We are currently on week 29 and let me tell ya, I never thought I would make it this far. I was so scared the first few months that I was going to lose this baby because I either didn't deserve a precious gift like a child or I would accidental eat something or do something wrong that would take out baby away. We are so lucky and thankful that we are this far and almost done!

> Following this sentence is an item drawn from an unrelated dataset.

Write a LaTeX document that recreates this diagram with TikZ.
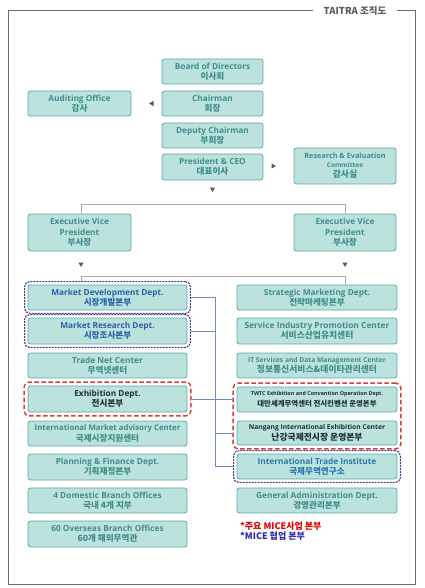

The first thing I learned is that being scared, well terrified is a better word, is completely normal. It's normal to worry that you are going to miscarry in those first few months, it's normal to worry that you aren't doing things right through out your entire pregnancy, and as it's getting closer, I am learning that it's completely normal to be terrified that you aren't going to do a good job at raising your child, that somewhere a long the way you are going to mess up big time. Fear is normal for a parent and something that will never go away, but it's also a blessing because we were given the opportunity that for all too many will never be a reality. Having a child is such a blessing that that in itself is something that calms all my fears. This is happening for a reason, a reason I know will make sense to me one day. For now, we are enjoying this baby girl even though she isn't here. We now spend our Sunday mornings laying in bed with our hands on my tummy feeling her say good morning instead of watching TV. We now ask ourselves "what are we going to do when this or that happens." instead of just laughing at a family situation on a sitcom. We now plan for our future instead of planning for the following day or week because we know someone is now counting on us. It's scary, enough to drive you insane, but it's the greatest gift I have ever received and I can't wait to meet her and share her with this world.